◆ **TASK INPUTS**

----

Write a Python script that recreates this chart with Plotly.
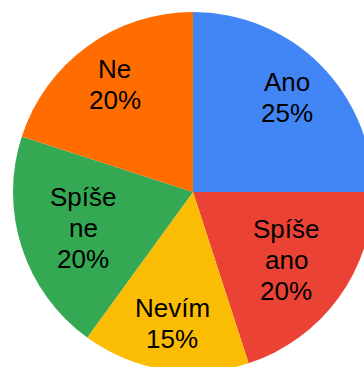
import math
import plotly.graph_objects as go

# Survey answers and their shares (percent)
labels = ["Ano", "Spíše ano", "Nevím", "Spíše ne", "Ne"]
label_lines = [["Ano"], ["Spíše", "ano"], ["Nevím"], ["Spíše", "ne"], ["Ne"]]
values = [25, 20, 15, 20, 20]
colors = ["#4285F4", "#EA4335", "#FBBC04", "#34A853", "#FF6D01"]

FONT = dict(family="Liberation Sans, Arial, sans-serif", size=26, color="#000000")
LINE_HEIGHT = 31  # px between text baselines

fig = go.Figure(
    go.Pie(
        labels=labels,
        values=values,
        textinfo="none",
        marker=dict(colors=colors, line=dict(width=0)),
        sort=False,
        direction="clockwise",
        rotation=0,
        hoverinfo="label+percent",
    )
)

# Slice labels: name lines plus the share, centred on each slice's mid-angle
total = sum(values)
cum = 0
annotations = []
for lines, v in zip(label_lines, values):
    mid = 2 * math.pi * (cum + v / 2) / total
    cum += v
    text_lines = lines + [f"{round(100 * v / total)}%"]
    n = len(text_lines)
    frac = 0.74 if n <= 2 else 0.64  # radial position as a fraction of the radius
    cx = 0.5 + 0.5 * frac * math.sin(mid)
    cy = 0.5 + 0.5 * frac * math.cos(mid)
    for i, t in enumerate(text_lines):
        annotations.append(
            dict(
                x=cx,
                y=cy,
                xref="paper",
                yref="paper",
                text=t,
                showarrow=False,
                xanchor="center",
                yanchor="middle",
                yshift=((n - 1) / 2 - i) * LINE_HEIGHT,
                font=FONT,
            )
        )

fig.update_layout(
    width=386,
    height=384,
    margin=dict(l=13, r=13, t=12, b=12),
    showlegend=False,
    paper_bgcolor="#FFFFFF",
    plot_bgcolor="#FFFFFF",
    annotations=annotations,
)

fig.write_html(
    "out.html",
    post_script="document.body.style.margin='0';document.body.style.overflow='hidden';",
)
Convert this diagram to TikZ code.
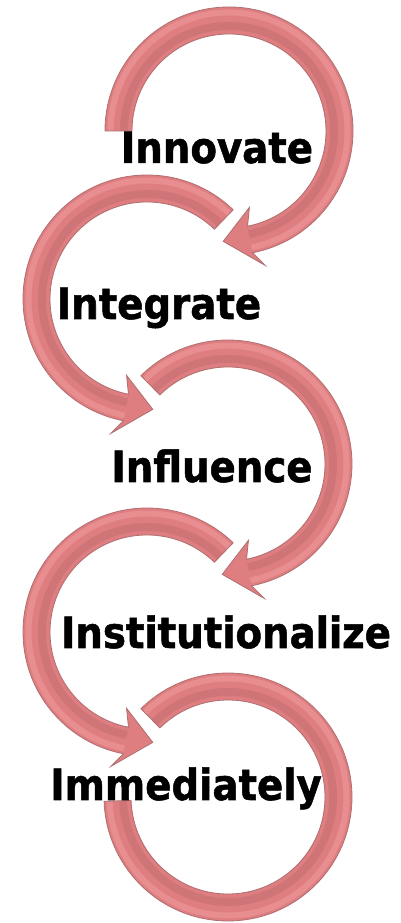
\documentclass[tikz,border=0pt]{standalone}
\usepackage{fontspec}
\newfontfamily\labelfont{DejaVu Sans Condensed}[BoldFeatures={FakeBold=1.2}]
\definecolor{ringpink}{RGB}{222,126,129}
\definecolor{ringedge}{RGB}{176,110,112}
\definecolor{ringlight}{RGB}{238,150,153}
\definecolor{ringdark}{RGB}{196,110,114}
\tikzset{
  ringfill/.style={fill=ringpink},
  ringline/.style={draw=ringedge, line width=0.8pt, line join=miter},
  lightband/.style={draw=ringlight, line width=6pt, opacity=0.65},
  darkband/.style={draw=ringdark, line width=8pt, opacity=0.55},
  lbl/.style={font=\labelfont\bfseries\fontsize{43}{43}\selectfont, inner sep=0pt, anchor=base, text=black}
}
% clockwise ring arrow, tail angle #1, head at bottom pointing left
\newcommand{\shapeCW}[1]{(#1:124pt) arc[start angle=#1, end angle=-79, radius=124pt]
    -- (-75:139pt) -- (-93:110.5pt) -- (-75:79pt) -- (-79:97pt)
    arc[start angle=-79, end angle=#1, radius=97pt] -- cycle}
\newcommand{\ringCW}[1]{%
  \path[ringfill] \shapeCW{#1};
  \draw[lightband] (#1:118.5pt) arc[start angle=#1, end angle=-79, radius=118.5pt];
  \draw[darkband] (#1:105pt) arc[start angle=#1, end angle=-79, radius=105pt];
  \path[ringline] \shapeCW{#1};}
% counter-clockwise ring arrow, tail angle 46, head at bottom pointing right
\newcommand{\shapeCCW}{(46:124pt) arc[start angle=46, end angle=259, radius=124pt]
    -- (255:139pt) -- (273:110.5pt) -- (255:79pt) -- (259:97pt)
    arc[start angle=259, end angle=46, radius=97pt] -- cycle}
\newcommand{\ringCCW}{%
  \path[ringfill] \shapeCCW;
  \draw[lightband] (46:118.5pt) arc[start angle=46, end angle=259, radius=118.5pt];
  \draw[darkband] (46:105pt) arc[start angle=46, end angle=259, radius=105pt];
  \path[ringline] \shapeCCW;}
\newcommand{\shapeLast}{(134.6:124pt) arc[start angle=134.6, end angle=-178, radius=124pt]
    -- (-178:97pt) arc[start angle=-178, end angle=134.6, radius=97pt] -- cycle}
\begin{document}
\begin{tikzpicture}[x=1pt,y=1pt]
\useasboundingbox[fill=white] (0,0) rectangle (400,923);
% ring 1
\begin{scope}[shift={(229,792)}]
  \ringCW{180}
\end{scope}
% ring 2
\begin{scope}[shift={(147,624)}]
  \ringCCW
\end{scope}
% ring 3
\begin{scope}[shift={(228,459)}]
  \ringCW{134.6}
\end{scope}
% ring 4
\begin{scope}[shift={(147,291)}]
  \ringCCW
\end{scope}
% ring 5
\begin{scope}[shift={(228,126)}]
  \path[ringfill] \shapeLast;
  \draw[lightband] (134.6:118.5pt) arc[start angle=134.6, end angle=-178, radius=118.5pt];
  \draw[darkband] (134.6:105pt) arc[start angle=134.6, end angle=-178, radius=105pt];
  \path[ringline] \shapeLast;
\end{scope}
% labels
\node[lbl] (innovate) at (217,760) {Innovate};
\node[lbl] (integrate) at (159,604) {Integrate};
\node[lbl] (influence) at (212,441) {Influence};
\node[lbl] (institutionalize) at (226,275) {Institutionalize};
\node[lbl] (immediately) at (186,123) {Immediately};
\end{tikzpicture}
\end{document}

----

◆ **WRITTEN TASK**
None of the pictures should appear; repeat the records exactly otherwise.

◆ **EXERCISE RESULT**
Write a Python script that recreates this chart with Plotly.
import math
import plotly.graph_objects as go

# Survey answers and their shares (percent)
labels = ["Ano", "Spíše ano", "Nevím", "Spíše ne", "Ne"]
label_lines = [["Ano"], ["Spíše", "ano"], ["Nevím"], ["Spíše", "ne"], ["Ne"]]
values = [25, 20, 15, 20, 20]
colors = ["#4285F4", "#EA4335", "#FBBC04", "#34A853", "#FF6D01"]

FONT = dict(family="Liberation Sans, Arial, sans-serif", size=26, color="#000000")
LINE_HEIGHT = 31  # px between text baselines

fig = go.Figure(
    go.Pie(
        labels=labels,
        values=values,
        textinfo="none",
        marker=dict(colors=colors, line=dict(width=0)),
        sort=False,
        direction="clockwise",
        rotation=0,
        hoverinfo="label+percent",
    )
)

# Slice labels: name lines plus the share, centred on each slice's mid-angle
total = sum(values)
cum = 0
annotations = []
for lines, v in zip(label_lines, values):
    mid = 2 * math.pi * (cum + v / 2) / total
    cum += v
    text_lines = lines + [f"{round(100 * v / total)}%"]
    n = len(text_lines)
    frac = 0.74 if n <= 2 else 0.64  # radial position as a fraction of the radius
    cx = 0.5 + 0.5 * frac * math.sin(mid)
    cy = 0.5 + 0.5 * frac * math.cos(mid)
    for i, t in enumerate(text_lines):
        annotations.append(
            dict(
                x=cx,
                y=cy,
                xref="paper",
                yref="paper",
                text=t,
                showarrow=False,
                xanchor="center",
                yanchor="middle",
                yshift=((n - 1) / 2 - i) * LINE_HEIGHT,
                font=FONT,
            )
        )

fig.update_layout(
    width=386,
    height=384,
    margin=dict(l=13, r=13, t=12, b=12),
    showlegend=False,
    paper_bgcolor="#FFFFFF",
    plot_bgcolor="#FFFFFF",
    annotations=annotations,
)

fig.write_html(
    "out.html",
    post_script="document.body.style.margin='0';document.body.style.overflow='hidden';",
)
Convert this diagram to TikZ code.
\documentclass[tikz,border=0pt]{standalone}
\usepackage{fontspec}
\newfontfamily\labelfont{DejaVu Sans Condensed}[BoldFeatures={FakeBold=1.2}]
\definecolor{ringpink}{RGB}{222,126,129}
\definecolor{ringedge}{RGB}{176,110,112}
\definecolor{ringlight}{RGB}{238,150,153}
\definecolor{ringdark}{RGB}{196,110,114}
\tikzset{
  ringfill/.style={fill=ringpink},
  ringline/.style={draw=ringedge, line width=0.8pt, line join=miter},
  lightband/.style={draw=ringlight, line width=6pt, opacity=0.65},
  darkband/.style={draw=ringdark, line width=8pt, opacity=0.55},
  lbl/.style={font=\labelfont\bfseries\fontsize{43}{43}\selectfont, inner sep=0pt, anchor=base, text=black}
}
% clockwise ring arrow, tail angle #1, head at bottom pointing left
\newcommand{\shapeCW}[1]{(#1:124pt) arc[start angle=#1, end angle=-79, radius=124pt]
    -- (-75:139pt) -- (-93:110.5pt) -- (-75:79pt) -- (-79:97pt)
    arc[start angle=-79, end angle=#1, radius=97pt] -- cycle}
\newcommand{\ringCW}[1]{%
  \path[ringfill] \shapeCW{#1};
  \draw[lightband] (#1:118.5pt) arc[start angle=#1, end angle=-79, radius=118.5pt];
  \draw[darkband] (#1:105pt) arc[start angle=#1, end angle=-79, radius=105pt];
  \path[ringline] \shapeCW{#1};}
% counter-clockwise ring arrow, tail angle 46, head at bottom pointing right
\newcommand{\shapeCCW}{(46:124pt) arc[start angle=46, end angle=259, radius=124pt]
    -- (255:139pt) -- (273:110.5pt) -- (255:79pt) -- (259:97pt)
    arc[start angle=259, end angle=46, radius=97pt] -- cycle}
\newcommand{\ringCCW}{%
  \path[ringfill] \shapeCCW;
  \draw[lightband] (46:118.5pt) arc[start angle=46, end angle=259, radius=118.5pt];
  \draw[darkband] (46:105pt) arc[start angle=46, end angle=259, radius=105pt];
  \path[ringline] \shapeCCW;}
\newcommand{\shapeLast}{(134.6:124pt) arc[start angle=134.6, end angle=-178, radius=124pt]
    -- (-178:97pt) arc[start angle=-178, end angle=134.6, radius=97pt] -- cycle}
\begin{document}
\begin{tikzpicture}[x=1pt,y=1pt]
\useasboundingbox[fill=white] (0,0) rectangle (400,923);
% ring 1
\begin{scope}[shift={(229,792)}]
  \ringCW{180}
\end{scope}
% ring 2
\begin{scope}[shift={(147,624)}]
  \ringCCW
\end{scope}
% ring 3
\begin{scope}[shift={(228,459)}]
  \ringCW{134.6}
\end{scope}
% ring 4
\begin{scope}[shift={(147,291)}]
  \ringCCW
\end{scope}
% ring 5
\begin{scope}[shift={(228,126)}]
  \path[ringfill] \shapeLast;
  \draw[lightband] (134.6:118.5pt) arc[start angle=134.6, end angle=-178, radius=118.5pt];
  \draw[darkband] (134.6:105pt) arc[start angle=134.6, end angle=-178, radius=105pt];
  \path[ringline] \shapeLast;
\end{scope}
% labels
\node[lbl] (innovate) at (217,760) {Innovate};
\node[lbl] (integrate) at (159,604) {Integrate};
\node[lbl] (influence) at (212,441) {Influence};
\node[lbl] (institutionalize) at (226,275) {Institutionalize};
\node[lbl] (immediately) at (186,123) {Immediately};
\end{tikzpicture}
\end{document}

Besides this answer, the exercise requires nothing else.